Geostatistical simulation when the number of experimental data is small: an alternative paradigm

The usual paradigm in the application of geostatistical simulation has been to use a variogram model and a simulation algorithm to generate multiple realizations (conditional or non-conditional) of the random function model. In general the variogram model is inferred from the experimental data and then it has an uncertainty which can be large if the number of experimental data is small. However, this variogram uncertainty has usually been ignored, with the consequence that the simulated fields could be reproducing a spatial variability that does not mimic the underlying variability. Certainly there is an amount of variability in the local variogram of each simulated realization because of the ergodic fluctuations of the simulation algorithm that has been used. But we show in this paper that when the number of experimental data is small (which is not unusual in some disciplines of geosciences, such as groundwater hydrology or petroleum engineering) the description of the true underlying variability of the spatial variable may not be covered by the ergodic fluctuations of the random field realizations.
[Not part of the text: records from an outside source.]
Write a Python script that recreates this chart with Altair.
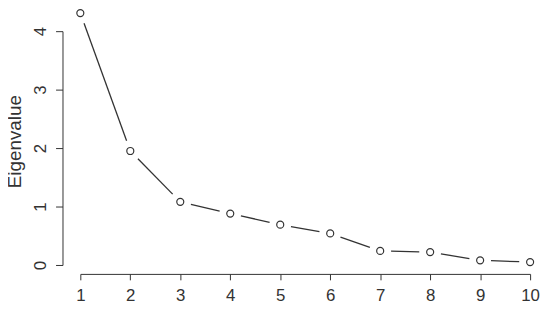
import altair as alt
import pandas as pd

components = [1, 2, 3, 4, 5, 6, 7, 8, 9, 10]
eigenvalues = [4.31, 1.95, 1.08, 0.88, 0.69, 0.54, 0.24, 0.22, 0.08, 0.05]
y_ticks = [0, 1, 2, 3, 4]
x_ticks = components

df = pd.DataFrame({"Component": components, "Eigenvalue": eigenvalues})

FONT = "Liberation Sans"
INK = "#333333"
W, H = 454, 236
X_DOM, Y_DOM = [1, 10], [0, 4]
GAP = 11  # px gap between line segments and point centres (R type="b")
PX_X = W / (X_DOM[1] - X_DOM[0])
PX_Y = H / (Y_DOM[1] - Y_DOM[0])

x_axis = alt.Axis(
    values=x_ticks, title=None, grid=False, offset=9, tickSize=6,
    labelFontSize=17, labelFont=FONT, labelColor=INK, labelBaseline="alphabetic",
    labelPadding=21, domainColor=INK, tickColor=INK, labelFlush=False,
    labelOverlap=False,
)
y_axis = alt.Axis(
    values=y_ticks, title="Eigenvalue", grid=False, offset=18, tickSize=7,
    labelFontSize=17, labelFont=FONT, labelColor=INK, labelAngle=270,
    labelAlign="center", labelBaseline="alphabetic", labelPadding=10,
    labelFlush=False, labelOverlap=False,
    titleFont=FONT, titleFontSize=19, titleFontWeight="normal", titleColor=INK,
    titleAngle=270, titleBaseline="alphabetic", titleAlign="center",
    titleX=-42, titleY=111,
    domainColor=INK, tickColor=INK,
)
x_scale = alt.Scale(domain=X_DOM, nice=False, zero=False)
y_scale = alt.Scale(domain=Y_DOM, nice=False, zero=False)

segments = (
    alt.Chart(df)
    .transform_window(next_x="lead(Component)", next_y="lead(Eigenvalue)",
                      sort=[alt.SortField("Component")])
    .transform_filter("datum.next_x != null")
    .transform_calculate(
        dxp=f"(datum.next_x - datum.Component) * {PX_X}",
        dyp=f"(datum.next_y - datum.Eigenvalue) * {PX_Y}",
    )
    .transform_calculate(t=f"{GAP} / sqrt(datum.dxp * datum.dxp + datum.dyp * datum.dyp)")
    .transform_calculate(
        xs="datum.Component + (datum.next_x - datum.Component) * datum.t",
        ys="datum.Eigenvalue + (datum.next_y - datum.Eigenvalue) * datum.t",
        xe="datum.next_x - (datum.next_x - datum.Component) * datum.t",
        ye="datum.next_y - (datum.next_y - datum.Eigenvalue) * datum.t",
    )
    .mark_rule(color=INK, strokeWidth=1.3)
    .encode(
        x=alt.X("xs:Q", scale=x_scale, axis=x_axis),
        y=alt.Y("ys:Q", scale=y_scale, axis=y_axis),
        x2="xe:Q",
        y2="ye:Q",
    )
)

pts = alt.Chart(df).mark_point(
    shape="circle", filled=False, stroke=INK, fill="#ffffff",
    fillOpacity=1, size=50, strokeWidth=1.2, opacity=1,
).encode(
    x=alt.X("Component:Q", scale=x_scale, axis=x_axis),
    y=alt.Y("Eigenvalue:Q", scale=y_scale, axis=y_axis),
)

chart = alt.layer(segments, pts).properties(
    width=W,
    height=H,
    autosize=alt.AutoSizeParams(type="none"),
    padding={"left": 73, "top": 22, "right": 12, "bottom": 38},
).configure_view(stroke=None)

chart.save("out.html", embed_options={"renderer": "svg", "actions": False})
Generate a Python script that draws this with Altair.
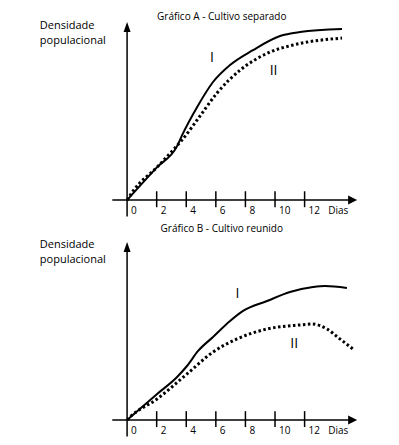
import altair as alt
import pandas as pd

# ---- data (days, relative population density) ----
a1_day = [0, 2.03, 3.38, 3.72, 4.73, 5.81, 6.96, 8.51, 10.34, 11.69, 14.53]
a1_den = [0, 18.6, 30.5, 36.7, 52.5, 66.7, 76.3, 84.7, 92.7, 94.9, 96.6]
a2_day = [0, 0.41, 2.03, 3.38, 3.7, 4.93, 6.08, 7.64, 9.66, 11.22, 14.53]
a2_den = [0, 5.2, 18.6, 30.8, 33.8, 47.5, 60.5, 73.4, 83.6, 87.6, 91.5]
b1_day = [0, 2.03, 3.38, 4.05, 4.80, 5.81, 6.96, 7.84, 9.46, 11.01, 12.57, 13.38, 14.86]
b1_den = [0, 14.7, 24.3, 30.5, 39.0, 46.9, 55.9, 61.6, 67.2, 72.3, 75.1, 75.7, 74.6]
b2_day = [0, 0.2, 2.03, 4.05, 5.81, 7.43, 9.46, 11.69, 12.5, 13.51, 14.39, 15.27]
b2_den = [0, 1.7, 11.9, 26.0, 38.4, 45.8, 51.4, 53.7, 54.2, 51.4, 45.8, 40.1]

tick_days = [2, 4, 6, 8, 10, 12]
label_days = [0, 2, 4, 6, 8, 10, 12]
label_text = ["0", "2", "4", "6", "8", "10", "12"]

titles = ["Gráfico A - Cultivo separado", "Gráfico B - Cultivo reunido"]
ylabel = "Densidade\npopulacional"
unit_label = "Dias"

FONT = "Open Sans"
XDOM = [-8.05, 17.3]
W = 375


def panel(d1, v1, d2, v2, lab_pos, title, title_y, ydom, height, ylab_y):
    xs = alt.Scale(domain=XDOM, nice=False, zero=False)
    ys = alt.Scale(domain=ydom, nice=False, zero=False)
    X = lambda f: alt.X(f, type="quantitative", scale=xs, axis=None)
    Y = lambda f: alt.Y(f, type="quantitative", scale=ys, axis=None)

    curves = pd.DataFrame(
        {"day": d1 + d2, "den": v1 + v2,
         "serie": ["I"] * len(d1) + ["II"] * len(d2),
         "o": list(range(len(d1))) + list(range(len(d2)))}
    )
    solid = alt.Chart(curves[curves.serie == "I"]).mark_line(
        color="black", strokeWidth=2, interpolate="monotone"
    ).encode(x=X("day"), y=Y("den"), order="o:Q")
    dotted = alt.Chart(curves[curves.serie == "II"]).mark_line(
        color="black", strokeWidth=3, strokeDash=[2.5, 2.5], strokeCap="butt",
        interpolate="monotone"
    ).encode(x=X("day"), y=Y("den"), order="o:Q")

    xaxis = alt.Chart(pd.DataFrame({"x": [-1.0], "x2": [15.3], "y": [0.0]})).mark_rule(
        color="black", strokeWidth=1.5
    ).encode(x=X("x"), x2="x2", y=Y("y"))
    yaxis = alt.Chart(pd.DataFrame({"x": [0.0], "y": [-9.3], "y2": [99.0]})).mark_rule(
        color="black", strokeWidth=1.5
    ).encode(x=X("x"), y=Y("y"), y2="y2")
    arr = pd.DataFrame({"x": [15.55, 0.0], "y": [0.0, 100.6],
                        "s": ["M0,0 L-1.8,-0.9 L-1.8,0.9 Z", "M0,0 L0.7,2 L-0.7,2 Z"]})
    arrows = alt.Chart(arr).mark_point(
        filled=True, color="black", size=100, opacity=1, strokeWidth=0
    ).encode(x=X("x"), y=Y("y"), shape=alt.Shape("s:N", scale=None))

    ticks = alt.Chart(pd.DataFrame({"x": tick_days, "y": [-4.0] * 6, "y2": [5.0] * 6})).mark_rule(
        color="black", strokeWidth=1.5
    ).encode(x=X("x"), y=Y("y"), y2="y2")
    labs = alt.Chart(pd.DataFrame({"x": label_days, "t": label_text, "y": [0.0] * 7})).mark_text(
        align="left", baseline="middle", dx=4, dy=11, font=FONT, fontSize=10, fill="black"
    ).encode(x=X("x"), y=Y("y"), text="t:N")
    dias = alt.Chart(pd.DataFrame({"x": [13.6], "t": [unit_label], "y": [0.0]})).mark_text(
        align="left", baseline="middle", dy=11, font=FONT, fontSize=10, fill="black"
    ).encode(x=X("x"), y=Y("y"), text="t:N")

    roman = alt.Chart(pd.DataFrame({"x": [lab_pos[0], lab_pos[2]], "y": [lab_pos[1], lab_pos[3]],
                                    "t": ["I", "II"]})).mark_text(
        align="center", baseline="middle", font=FONT, fontSize=14, fill="black"
    ).encode(x=X("x"), y=Y("y"), text="t:N")

    ttl = alt.Chart(pd.DataFrame({"x": [6.4], "y": [title_y], "t": [title]})).mark_text(
        align="center", baseline="middle", font=FONT, fontSize=10, fill="black"
    ).encode(x=X("x"), y=Y("y"), text="t:N")
    yl = alt.Chart(pd.DataFrame({"x": [-5.9], "y": [ylab_y], "t": [ylabel]})).mark_text(
        align="left", baseline="middle", font=FONT, fontSize=11, fill="black",
        lineBreak="\n", lineHeight=15.5
    ).encode(x=X("x"), y=Y("y"), text="t:N")

    return alt.layer(xaxis, yaxis, arrows, ticks, labs, dias, solid, dotted, roman, ttl, yl).properties(
        width=W, height=height
    )


pA = panel(a1_day, a1_den, a2_day, a2_den, [5.74, 80.2, 9.9, 73.2], titles[0], 103.5,
           [-10.1, 108.5], 210, 98.5)
pB = panel(b1_day, b1_den, b2_day, b2_den, [7.46, 70.9, 11.3, 42.7], titles[1], 107.9,
           [-9.6, 114.1], 219, 99.0)

chart = alt.vconcat(pA, pB, spacing=0).properties(padding=0).configure_view(stroke=None)
chart.save("out.html", embed_options={"renderer": "svg", "actions": False})
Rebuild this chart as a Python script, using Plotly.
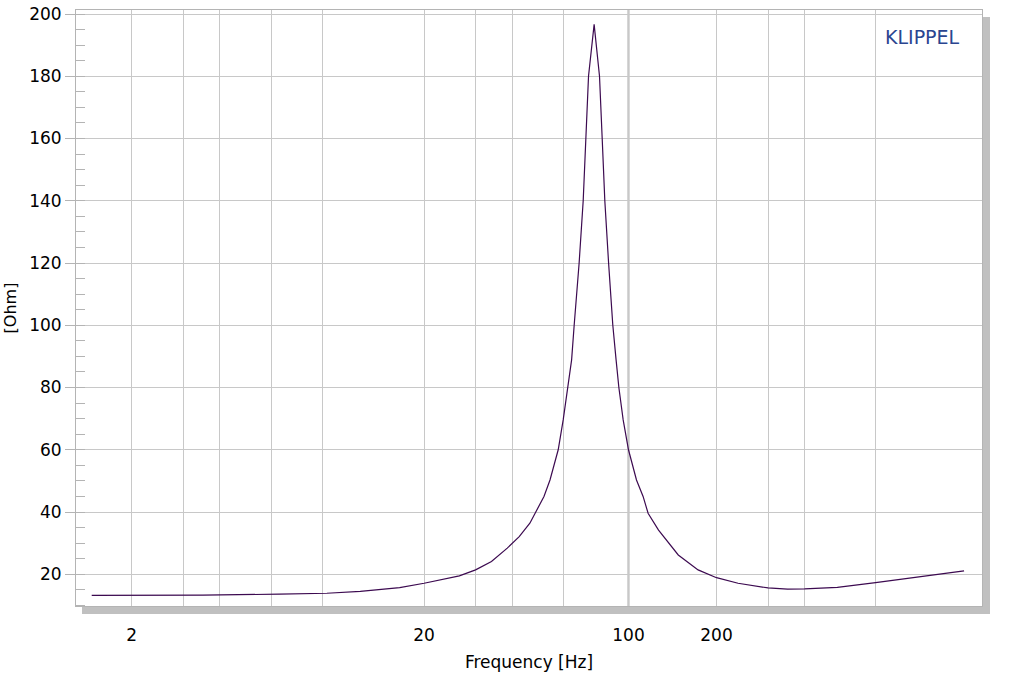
import math
import plotly.graph_objects as go

# ---- data ----
freq_hz = [1.46, 2.0, 3.5, 6.4, 9.3, 12.1, 16.5, 20, 26.4, 30, 34, 38.5, 42.3, 46.0, 47.9,
           51.4, 53.9, 57.5, 59.8, 61.9, 63.9, 65.2, 67.8, 70.0, 71.4, 73.0, 76.3,
           79.6, 81.3, 83.0, 85.5, 88.4, 90.7, 92.7, 95.9, 100, 106.5, 112.2, 116.7,
           126.7, 148, 173, 200, 237, 300, 350, 400, 518, 700, 970, 1405]
impedance_ohm = [13.2, 13.2, 13.3, 13.6, 13.9, 14.5, 15.7, 17.1, 19.5, 21.4, 24.1, 28.4, 32.1, 36.4, 39.6,
                 45.0, 50.3, 60, 69.6, 80, 88.9, 100, 120, 140, 160, 180, 196.7,
                 180, 160, 140, 120, 100, 88.9, 80, 69.6, 60, 50.3, 45.0, 39.6,
                 34.2, 26.2, 21.4, 18.9, 17.1, 15.6, 15.2, 15.3, 15.8, 17.3, 19.0, 21.1]

x_grid_vals = [2, 3, 4, 6, 9, 20, 30, 40, 60, 100, 200, 300, 400, 700]
x_labelled = {2: "2", 20: "20", 100: "100", 200: "200"}
x_emphasis = [100]
x_range_hz = [1.29, 1618]
y_range = [9.8, 201.3]

FONT = "DejaVu Sans"
GRID = "#c8c8c8"
FRAME = "#b4b4b4"
SHADOW = "#c0c0c0"

fig = go.Figure()
fig.add_trace(go.Scatter(x=freq_hz, y=impedance_ohm, mode="lines",
                         line=dict(color="#3c0a50", width=1.2), hoverinfo="skip"))

W, H = 1024, 681
ml, mr, mt, mb = 76, 42, 10, 75
pw, ph = W - ml - mr, H - mt - mb

shapes = []
for v in x_emphasis:
    shapes.append(dict(type="line", xref="x", yref="paper", x0=v, x1=v, y0=0, y1=1,
                       line=dict(color="#b0b0b0", width=2), layer="below"))
# drop shadow right & bottom
shapes.append(dict(type="rect", xref="paper", yref="paper",
                   x0=1 + 1 / pw, x1=1 + 8 / pw, y0=-8 / ph, y1=1 - 7 / ph,
                   fillcolor=SHADOW, line=dict(width=0)))
shapes.append(dict(type="rect", xref="paper", yref="paper",
                   x0=6 / pw, x1=1 + 8 / pw, y0=-8 / ph, y1=-1 / ph,
                   fillcolor=SHADOW, line=dict(width=0)))

fig.update_layout(
    width=W, height=H,
    margin=dict(l=ml, r=mr, t=mt, b=mb, pad=0, autoexpand=False),
    paper_bgcolor="white", plot_bgcolor="white",
    showlegend=False,
    font=dict(family=FONT, size=17, color="black"),
    shapes=shapes,
    xaxis=dict(
        type="log", automargin=False,
        range=[math.log10(x_range_hz[0]), math.log10(x_range_hz[1])],
        tickmode="array",
        tickvals=x_grid_vals,
        ticktext=[x_labelled.get(v, "") for v in x_grid_vals],
        showgrid=True, gridcolor=GRID, gridwidth=1,
        ticks="", ticklabelstandoff=14,
        showline=True, mirror=True, linecolor=FRAME, linewidth=1,
        zeroline=False,
        title=dict(text="Frequency [Hz]", font=dict(size=17), standoff=11),
    ),
    yaxis=dict(
        range=y_range, automargin=False,
        tick0=20, dtick=20,
        showgrid=True, gridcolor=GRID, gridwidth=1,
        ticks="outside", ticklen=10, tickcolor=FRAME, tickwidth=1,
        minor=dict(dtick=5, tick0=0, ticks="inside", ticklen=9, tickcolor=FRAME, showgrid=False),
        showline=True, mirror=True, linecolor=FRAME, linewidth=1,
        zeroline=False,
        title=dict(text="[Ohm]", font=dict(size=16), standoff=8),
    ),
    annotations=[dict(text="KLIPPEL", xref="paper", yref="paper",
                      x=(962 - ml) / pw, y=1 - (37 - mt) / ph,
                      xanchor="right", yanchor="middle", showarrow=False,
                      font=dict(family=FONT, size=19, color="#2a4590"))],
)

fig.write_html("out.html",
               config={"displayModeBar": False},
               post_script="document.body.style.margin='0px';document.body.style.overflow='hidden';")
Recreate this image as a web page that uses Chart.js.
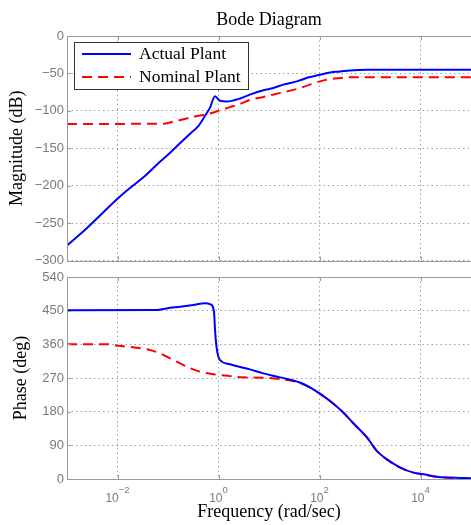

Thus a change of paradigm is required. In the new paradigm, the uncertainty of the variogram parameters is taken into account and propagated into the simulations in a statistical way in order to cover up the underlaying variability. This alternative paradigm does not require new simulation algorithms; rather, it calls for choosing more carefully the range of variogram models (in opposition to using only the estimated model) that will be injected into the simulation algorithm. An example illustrates how the application of this approach is straightforward and can be important in reliability studies where geostatistical simulation is used to model the spatial uncertainty of a regionalized variable between the experimental locations.